The most authentic urgency comes from deadlines you don't control. Seasonal events work well because everyone can track when Black Friday ends and the holidays arrive on a fixed date. Shipping cutoffs are even more powerful: a message like "Order in the next 1:47:23 to ship today" gives a verifiable reason to buy now, with a tangible benefit and a clear consequence for waiting. (It's the same approach Amazon has used for years with its next-day delivery countdown.)

Place them where the decision happens

Timers earn attention on the home page for store-wide campaigns, on product pages for individual item urgency, and — most importantly — at the cart and checkout, where hesitation kills the order. A timer at checkout reminds the shopper that the deal they came for is still on the clock and nudges the final click.

Always test

Run the same page with and without the timer in a split test, and let the data decide. What lifts conversions for one audience can fall flat for another, so test before you commit, then keep what works.

A quick note for anyone who landed here from outside ecommerce: free countdown tools exist for all sorts of routines — counting down to an event, a school deadline, a watch party with friends, team meetings, or classroom activities. You can usually create one, set the date, edit the look, and share or embed the links so it stays in sync across devices for people in different locations.

Useful stuff, but a very different job from selling. The rest of this guide is about timers built to convert.

Where the timer lives: your page

A countdown timer is only as good as the page it sits on. The clock creates the urgency, but the page has to convert that urgency into a completed order — and here, many stores leak the sales they worked to create.

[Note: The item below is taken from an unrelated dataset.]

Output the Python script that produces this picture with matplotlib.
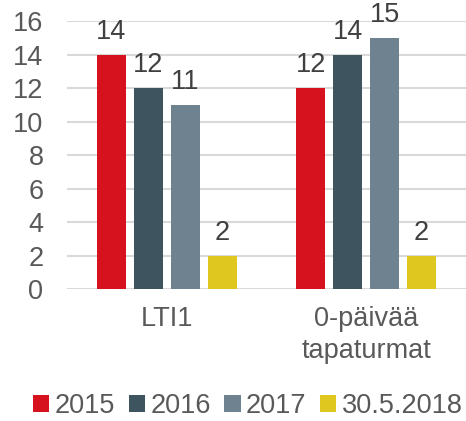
import numpy as np
import matplotlib
matplotlib.use("Agg")
import matplotlib.pyplot as plt

categories = ["LTI1", "0-päivää\ntapaturmat"]
series_names = ["2015", "2016", "2017", "30.5.2018"]
values_2015 = [14, 12]
values_2016 = [12, 14]
values_2017 = [11, 15]
values_2018 = [2, 2]
colors = ["#D7121F", "#3E5560", "#6E838F", "#DFC71F"]

plt.rcParams["font.family"] = ["Liberation Sans", "DejaVu Sans"]
FS = 19.5

fig = plt.figure(figsize=(4.66, 4.21), dpi=100)
ax = fig.add_axes([0.144, 0.3135, 0.856, 0.6365])

x = np.arange(len(categories))
width = 0.145
step = 0.185
all_series = [values_2015, values_2016, values_2017, values_2018]
for i, (vals, name, c) in enumerate(zip(all_series, series_names, colors)):
    offs = (i - 1.5) * step
    bars = ax.bar(x + offs, vals, width, color=c, label=name, zorder=3)
    for b, v in zip(bars, vals):
        ax.annotate(str(v), (b.get_x() + b.get_width() / 2, v),
                    xytext=(0, 7), textcoords="offset points",
                    ha="center", va="bottom", fontsize=FS,
                    color="#404040", annotation_clip=False)

ax.set_xlim(-0.5, 1.5)
ax.set_ylim(0, 16)
ax.set_yticks(np.arange(0, 17, 2))
ax.set_xticks(x)
ax.set_xticklabels(categories, fontsize=FS, color="#595959", linespacing=1.3)
ax.tick_params(axis="y", labelsize=FS, labelcolor="#595959", length=0, pad=17)
ax.tick_params(axis="x", length=0, pad=12)
ax.grid(axis="y", color="#D9D9D9", linewidth=1.5, zorder=0)
for s in ax.spines.values():
    s.set_visible(False)

fig.legend(loc="center", bbox_to_anchor=(0.532, 0.036), ncol=4, frameon=False,
           fontsize=FS, handlelength=0.6, handleheight=0.6,
           handletextpad=0.2, columnspacing=0.5, borderaxespad=0,
           labelcolor="#595959")

fig.savefig("out.png", dpi=100)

Two things matter most:

  • Your timer needs to be accurate across every device.

  • The page around it needs to be fast and focused.

A purpose-built funnel beats a generic product page for this scenario. With a drag-and-drop page builder, you can place a genuine countdown timer right alongside your offer, headline, and checkout on a single focused page — no juggling separate apps that risk showing a different time on different devices.

And because urgency dies the instant a page stalls, speed is the priority: over half of visitors abandon a website that takes more than three seconds to load, so pages that load in under a second make sure the customer you just motivated actually reaches the buy button.

Once the timer pushes someone to act, you want to capture every bit of that momentum. An order bump or one-click upsell at checkout lets a shopper who's already in buy-now mode add to their order in a single click — the urgency you created works in your favor twice.

And for the people the clock doesn't quite convince, an automated abandoned-cart email or SMS can remind them the offer is ending, recovering sales from shoppers who left mid-decision. Pair an honest timer with a fast page and a smart checkout, and the whole system compounds.

Do countdown timers still work for boosting ecommerce sales?

Yes. Countdown timers remain one of the most well-documented and effective ways to convince people to make a purchase faster, by making them aware of a real limitation on the benefit they'll get by acting now. The difference in 2026 is that the bar for honesty has risen.

Timers tied to genuine deadlines — a true sale end time, a real shipping cutoff, an actual stock level — consistently outperform the fake and resetting kind, and they do it without putting your brand at risk. Use them to tell the truth about a real deadline, place them where decisions happen, keep your page fast, and the humble countdown clock is still one of the simplest yet highest-leverage tools you can add to your store.